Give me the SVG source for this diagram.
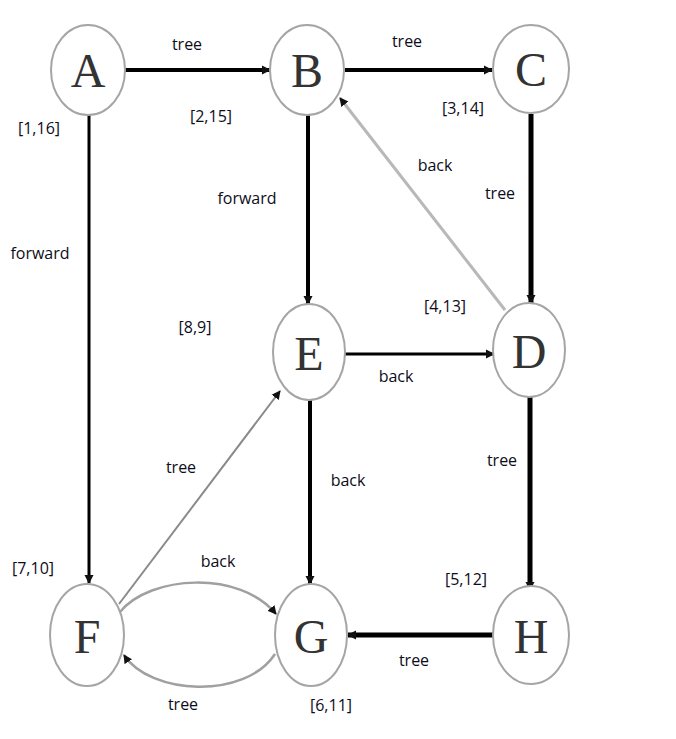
<svg xmlns="http://www.w3.org/2000/svg" width="676" height="739" viewBox="0 0 676 739">
<style>
.node ellipse{fill:#fff;stroke:#a5a5a5;stroke-width:2}
.node text{font-family:"Liberation Serif",serif;font-size:48px;fill:#333;text-anchor:middle}
.lbl{font-family:"Open Sans","Noto Sans",sans-serif;font-size:16px;fill:#0d0d1a;text-anchor:middle}
.ed{fill:none;stroke:#000}
.gr{fill:none;stroke:#b8b8b8}
</style>
<defs>
<marker id="ah" markerUnits="userSpaceOnUse" markerWidth="10" markerHeight="10" refX="8" refY="5" orient="auto">
<path d="M0,0.5 L9,5 L0,9.5 z" fill="#111"/>
</marker>
</defs>
<rect width="676" height="739" fill="#fff"/>
<g id="connectors">
<line class="ed" x1="125" y1="70" x2="270" y2="70" stroke-width="4" marker-end="url(#ah)"/>
<line class="ed" x1="345" y1="70" x2="492" y2="70" stroke-width="4" marker-end="url(#ah)"/>
<line class="ed" x1="531" y1="114" x2="531" y2="303" stroke-width="5" marker-end="url(#ah)"/>
<line class="gr" x1="505" y1="310" x2="340" y2="98" stroke-width="3" marker-end="url(#ah)"/>
<line class="ed" x1="308" y1="115" x2="308" y2="304" stroke-width="4" marker-end="url(#ah)"/>
<line class="ed" x1="89" y1="115" x2="89" y2="583" stroke-width="3" marker-end="url(#ah)"/>
<line class="ed" x1="345" y1="354" x2="494" y2="354" stroke-width="3" marker-end="url(#ah)"/>
<line class="ed" x1="310" y1="400" x2="310" y2="584" stroke-width="4" marker-end="url(#ah)"/>
<line class="ed" x1="530" y1="396" x2="530" y2="590" stroke-width="5" marker-end="url(#ah)"/>
<line class="ed" x1="493" y1="635" x2="348" y2="635" stroke-width="5" marker-end="url(#ah)"/>
<line x1="119" y1="604" x2="280" y2="391" stroke="#8a8a8a" stroke-width="2" fill="none" marker-end="url(#ah)"/>
<path d="M120,612 C150,575 240,570 276,614" stroke="#a0a0a0" stroke-width="2.5" fill="none" marker-end="url(#ah)"/>
<path d="M275,654 C245,700 150,695 124,655" stroke="#a0a0a0" stroke-width="2.5" fill="none" marker-end="url(#ah)"/>
</g>
<g id="node-A" class="node"><ellipse cx="88" cy="70" rx="37" ry="45"/><text x="88" y="87">A</text></g>
<g id="node-B" class="node"><ellipse cx="307" cy="70" rx="37" ry="45"/><text x="307" y="87">B</text></g>
<g id="node-C" class="node"><ellipse cx="531" cy="69" rx="38" ry="44"/><text x="531" y="86">C</text></g>
<g id="node-E" class="node"><ellipse cx="309" cy="352" rx="36" ry="48"/><text x="309" y="370">E</text></g>
<g id="node-D" class="node"><ellipse cx="529" cy="350" rx="36" ry="47"/><text x="529" y="368">D</text></g>
<g id="node-F" class="node"><ellipse cx="87" cy="635" rx="37" ry="51"/><text x="87" y="653">F</text></g>
<g id="node-G" class="node"><ellipse cx="311" cy="635" rx="36" ry="51"/><text x="311" y="653">G</text></g>
<g id="node-H" class="node"><ellipse cx="531" cy="635" rx="38" ry="49"/><text x="531" y="653">H</text></g>
<g id="labels">
<text class="lbl" x="187" y="50">tree</text>
<text class="lbl" x="407" y="47">tree</text>
<text class="lbl" x="39" y="134">[1,16]</text>
<text class="lbl" x="211" y="122">[2,15]</text>
<text class="lbl" x="463" y="114">[3,14]</text>
<text class="lbl" x="435" y="171">back</text>
<text class="lbl" x="500" y="199">tree</text>
<text class="lbl" x="247" y="204">forward</text>
<text class="lbl" x="40" y="259">forward</text>
<text class="lbl" x="195" y="333">[8,9]</text>
<text class="lbl" x="445" y="312">[4,13]</text>
<text class="lbl" x="396" y="382">back</text>
<text class="lbl" x="181" y="473">tree</text>
<text class="lbl" x="348" y="486">back</text>
<text class="lbl" x="502" y="466">tree</text>
<text class="lbl" x="33" y="574">[7,10]</text>
<text class="lbl" x="218" y="567">back</text>
<text class="lbl" x="466" y="585">[5,12]</text>
<text class="lbl" x="414" y="666">tree</text>
<text class="lbl" x="183" y="710">tree</text>
<text class="lbl" x="331" y="711">[6,11]</text>
</g>
</svg>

REQUIREMENT:
Transcribe the preceding listing in its entirety and with exact wording, leaving out pictures.

RESPONSE:
Give me the SVG source for this diagram.
<svg xmlns="http://www.w3.org/2000/svg" width="676" height="739" viewBox="0 0 676 739">
<style>
.node ellipse{fill:#fff;stroke:#a5a5a5;stroke-width:2}
.node text{font-family:"Liberation Serif",serif;font-size:48px;fill:#333;text-anchor:middle}
.lbl{font-family:"Open Sans","Noto Sans",sans-serif;font-size:16px;fill:#0d0d1a;text-anchor:middle}
.ed{fill:none;stroke:#000}
.gr{fill:none;stroke:#b8b8b8}
</style>
<defs>
<marker id="ah" markerUnits="userSpaceOnUse" markerWidth="10" markerHeight="10" refX="8" refY="5" orient="auto">
<path d="M0,0.5 L9,5 L0,9.5 z" fill="#111"/>
</marker>
</defs>
<rect width="676" height="739" fill="#fff"/>
<g id="connectors">
<line class="ed" x1="125" y1="70" x2="270" y2="70" stroke-width="4" marker-end="url(#ah)"/>
<line class="ed" x1="345" y1="70" x2="492" y2="70" stroke-width="4" marker-end="url(#ah)"/>
<line class="ed" x1="531" y1="114" x2="531" y2="303" stroke-width="5" marker-end="url(#ah)"/>
<line class="gr" x1="505" y1="310" x2="340" y2="98" stroke-width="3" marker-end="url(#ah)"/>
<line class="ed" x1="308" y1="115" x2="308" y2="304" stroke-width="4" marker-end="url(#ah)"/>
<line class="ed" x1="89" y1="115" x2="89" y2="583" stroke-width="3" marker-end="url(#ah)"/>
<line class="ed" x1="345" y1="354" x2="494" y2="354" stroke-width="3" marker-end="url(#ah)"/>
<line class="ed" x1="310" y1="400" x2="310" y2="584" stroke-width="4" marker-end="url(#ah)"/>
<line class="ed" x1="530" y1="396" x2="530" y2="590" stroke-width="5" marker-end="url(#ah)"/>
<line class="ed" x1="493" y1="635" x2="348" y2="635" stroke-width="5" marker-end="url(#ah)"/>
<line x1="119" y1="604" x2="280" y2="391" stroke="#8a8a8a" stroke-width="2" fill="none" marker-end="url(#ah)"/>
<path d="M120,612 C150,575 240,570 276,614" stroke="#a0a0a0" stroke-width="2.5" fill="none" marker-end="url(#ah)"/>
<path d="M275,654 C245,700 150,695 124,655" stroke="#a0a0a0" stroke-width="2.5" fill="none" marker-end="url(#ah)"/>
</g>
<g id="node-A" class="node"><ellipse cx="88" cy="70" rx="37" ry="45"/><text x="88" y="87">A</text></g>
<g id="node-B" class="node"><ellipse cx="307" cy="70" rx="37" ry="45"/><text x="307" y="87">B</text></g>
<g id="node-C" class="node"><ellipse cx="531" cy="69" rx="38" ry="44"/><text x="531" y="86">C</text></g>
<g id="node-E" class="node"><ellipse cx="309" cy="352" rx="36" ry="48"/><text x="309" y="370">E</text></g>
<g id="node-D" class="node"><ellipse cx="529" cy="350" rx="36" ry="47"/><text x="529" y="368">D</text></g>
<g id="node-F" class="node"><ellipse cx="87" cy="635" rx="37" ry="51"/><text x="87" y="653">F</text></g>
<g id="node-G" class="node"><ellipse cx="311" cy="635" rx="36" ry="51"/><text x="311" y="653">G</text></g>
<g id="node-H" class="node"><ellipse cx="531" cy="635" rx="38" ry="49"/><text x="531" y="653">H</text></g>
<g id="labels">
<text class="lbl" x="187" y="50">tree</text>
<text class="lbl" x="407" y="47">tree</text>
<text class="lbl" x="39" y="134">[1,16]</text>
<text class="lbl" x="211" y="122">[2,15]</text>
<text class="lbl" x="463" y="114">[3,14]</text>
<text class="lbl" x="435" y="171">back</text>
<text class="lbl" x="500" y="199">tree</text>
<text class="lbl" x="247" y="204">forward</text>
<text class="lbl" x="40" y="259">forward</text>
<text class="lbl" x="195" y="333">[8,9]</text>
<text class="lbl" x="445" y="312">[4,13]</text>
<text class="lbl" x="396" y="382">back</text>
<text class="lbl" x="181" y="473">tree</text>
<text class="lbl" x="348" y="486">back</text>
<text class="lbl" x="502" y="466">tree</text>
<text class="lbl" x="33" y="574">[7,10]</text>
<text class="lbl" x="218" y="567">back</text>
<text class="lbl" x="466" y="585">[5,12]</text>
<text class="lbl" x="414" y="666">tree</text>
<text class="lbl" x="183" y="710">tree</text>
<text class="lbl" x="331" y="711">[6,11]</text>
</g>
</svg>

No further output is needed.